#### Goal:
Copy the data that follows, character for character, minus the pictures.

#### Information shown:
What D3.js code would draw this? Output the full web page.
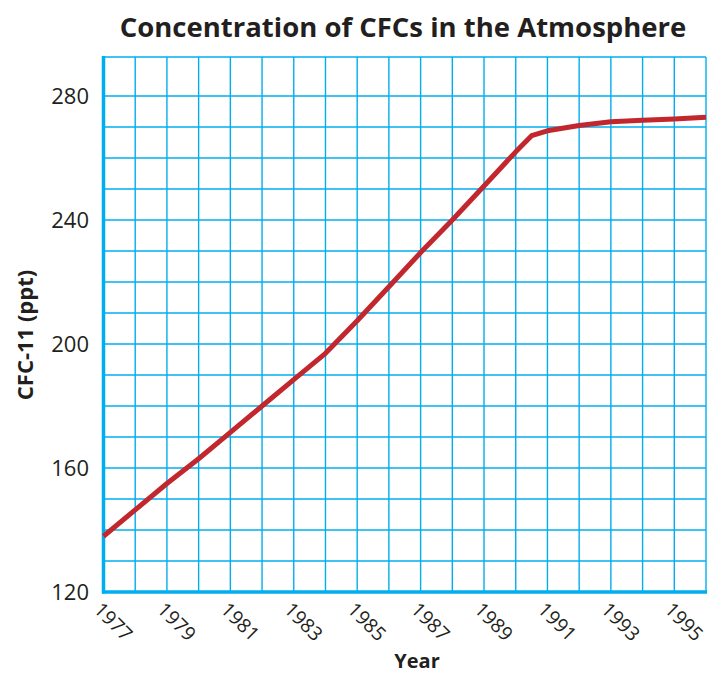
<!DOCTYPE html>
<html><head><meta charset="utf-8">
<script src="https://cdn.jsdelivr.net/npm/d3@7"></script>
<style>body{margin:0;background:#fff;} svg{display:block;}</style>
</head><body>
<div id="chart"></div>
<script>
const years = [1977,1978,1979,1980,1981,1982,1983,1984,1985,1986,1987,1988,1989,1990,1990.5,1991,1992,1993,1994,1995,1996];
const cfc11 = [138,146.5,155,163,171.5,180,188.5,197,207.5,218.5,229.5,240,251,262,267.2,268.8,270.5,271.7,272.2,272.6,273.2];
const yTicks = [120,160,200,240,280];
const xTickLabels = [1977,1979,1981,1983,1985,1987,1989,1991,1993,1995];

(function(){
const W = 710, H = 675;
const pLeft = 103.5, pRight = 706, pTop = 57, pBottom = 592;
const svg = d3.select("#chart").append("svg").attr("width", W).attr("height", H);
const font = "'Open Sans', 'Noto Sans', sans-serif";

const x = d3.scaleLinear().domain([1977,1996]).range([pLeft,pRight]);
const y = d3.scaleLinear().domain([120,292.6]).range([pBottom,pTop]);
const blue = "#00aeef";

// grid
const g = svg.append("g");
g.selectAll("line.v").data(d3.range(1978,1997)).join("line")
  .attr("x1", d=>x(d)).attr("x2", d=>x(d)).attr("y1", pTop).attr("y2", pBottom)
  .attr("stroke", blue).attr("stroke-width", 1.4);
g.selectAll("line.h").data(d3.range(130,281,10).concat([292.6])).join("line")
  .attr("x1", pLeft).attr("x2", pRight).attr("y1", d=>y(d)).attr("y2", d=>y(d))
  .attr("stroke", blue).attr("stroke-width", 1.4);

// axes lines
svg.append("line").attr("x1", pLeft).attr("x2", pLeft).attr("y1", pTop-1).attr("y2", pBottom+1.5)
  .attr("stroke", blue).attr("stroke-width", 3.5);
svg.append("line").attr("x1", pLeft-1.5).attr("x2", pRight+1).attr("y1", pBottom).attr("y2", pBottom)
  .attr("stroke", blue).attr("stroke-width", 3.5);

// y ticks
svg.selectAll("text.yt").data(yTicks).join("text")
  .attr("x", 89).attr("y", d=>y(d)).attr("dy", "0.36em").attr("text-anchor","end")
  .attr("font-family", font).attr("font-size", 22).attr("fill", "#231f20").text(d=>d);

// x ticks
svg.selectAll("text.xt").data(xTickLabels).join("text")
  .attr("transform", d=>`translate(${x(d)-6},${pBottom+14}) rotate(45)`)
  .attr("text-anchor","start").attr("dy","0.35em")
  .attr("font-family", font).attr("font-size", 19.5).attr("fill", "#231f20").text(d=>d);

// line
const data = years.map((yr,i)=>({yr, v:cfc11[i]}));
svg.append("path").datum(data)
  .attr("d", d3.line().x(d=>x(d.yr)).y(d=>y(d.v)))
  .attr("fill","none").attr("stroke","#c1272d").attr("stroke-width",5).attr("stroke-linejoin","round");

// titles
svg.append("text").attr("x", 403).attr("y", 37).attr("text-anchor","middle")
  .attr("font-family", font).attr("font-weight","bold").attr("font-size", 27.5).attr("fill","#231f20")
  .text("Concentration of CFCs in the Atmosphere");
svg.append("text").attr("transform","translate(33,335) rotate(-90)").attr("text-anchor","middle")
  .attr("font-family", font).attr("font-weight","bold").attr("font-size", 22).attr("fill","#231f20")
  .text("CFC-11 (ppt)");
svg.append("text").attr("x", 417).attr("y", 668).attr("text-anchor","middle")
  .attr("font-family", font).attr("font-weight","bold").attr("font-size", 20).attr("fill","#231f20")
  .text("Year");
})();
</script>
</body></html>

#### Solved problem:
What D3.js code would draw this? Output the full web page.
<!DOCTYPE html>
<html><head><meta charset="utf-8">
<script src="https://cdn.jsdelivr.net/npm/d3@7"></script>
<style>body{margin:0;background:#fff;} svg{display:block;}</style>
</head><body>
<div id="chart"></div>
<script>
const years = [1977,1978,1979,1980,1981,1982,1983,1984,1985,1986,1987,1988,1989,1990,1990.5,1991,1992,1993,1994,1995,1996];
const cfc11 = [138,146.5,155,163,171.5,180,188.5,197,207.5,218.5,229.5,240,251,262,267.2,268.8,270.5,271.7,272.2,272.6,273.2];
const yTicks = [120,160,200,240,280];
const xTickLabels = [1977,1979,1981,1983,1985,1987,1989,1991,1993,1995];

(function(){
const W = 710, H = 675;
const pLeft = 103.5, pRight = 706, pTop = 57, pBottom = 592;
const svg = d3.select("#chart").append("svg").attr("width", W).attr("height", H);
const font = "'Open Sans', 'Noto Sans', sans-serif";

const x = d3.scaleLinear().domain([1977,1996]).range([pLeft,pRight]);
const y = d3.scaleLinear().domain([120,292.6]).range([pBottom,pTop]);
const blue = "#00aeef";

// grid
const g = svg.append("g");
g.selectAll("line.v").data(d3.range(1978,1997)).join("line")
  .attr("x1", d=>x(d)).attr("x2", d=>x(d)).attr("y1", pTop).attr("y2", pBottom)
  .attr("stroke", blue).attr("stroke-width", 1.4);
g.selectAll("line.h").data(d3.range(130,281,10).concat([292.6])).join("line")
  .attr("x1", pLeft).attr("x2", pRight).attr("y1", d=>y(d)).attr("y2", d=>y(d))
  .attr("stroke", blue).attr("stroke-width", 1.4);

// axes lines
svg.append("line").attr("x1", pLeft).attr("x2", pLeft).attr("y1", pTop-1).attr("y2", pBottom+1.5)
  .attr("stroke", blue).attr("stroke-width", 3.5);
svg.append("line").attr("x1", pLeft-1.5).attr("x2", pRight+1).attr("y1", pBottom).attr("y2", pBottom)
  .attr("stroke", blue).attr("stroke-width", 3.5);

// y ticks
svg.selectAll("text.yt").data(yTicks).join("text")
  .attr("x", 89).attr("y", d=>y(d)).attr("dy", "0.36em").attr("text-anchor","end")
  .attr("font-family", font).attr("font-size", 22).attr("fill", "#231f20").text(d=>d);

// x ticks
svg.selectAll("text.xt").data(xTickLabels).join("text")
  .attr("transform", d=>`translate(${x(d)-6},${pBottom+14}) rotate(45)`)
  .attr("text-anchor","start").attr("dy","0.35em")
  .attr("font-family", font).attr("font-size", 19.5).attr("fill", "#231f20").text(d=>d);

// line
const data = years.map((yr,i)=>({yr, v:cfc11[i]}));
svg.append("path").datum(data)
  .attr("d", d3.line().x(d=>x(d.yr)).y(d=>y(d.v)))
  .attr("fill","none").attr("stroke","#c1272d").attr("stroke-width",5).attr("stroke-linejoin","round");

// titles
svg.append("text").attr("x", 403).attr("y", 37).attr("text-anchor","middle")
  .attr("font-family", font).attr("font-weight","bold").attr("font-size", 27.5).attr("fill","#231f20")
  .text("Concentration of CFCs in the Atmosphere");
svg.append("text").attr("transform","translate(33,335) rotate(-90)").attr("text-anchor","middle")
  .attr("font-family", font).attr("font-weight","bold").attr("font-size", 22).attr("fill","#231f20")
  .text("CFC-11 (ppt)");
svg.append("text").attr("x", 417).attr("y", 668).attr("text-anchor","middle")
  .attr("font-family", font).attr("font-weight","bold").attr("font-size", 20).attr("fill","#231f20")
  .text("Year");
})();
</script>
</body></html>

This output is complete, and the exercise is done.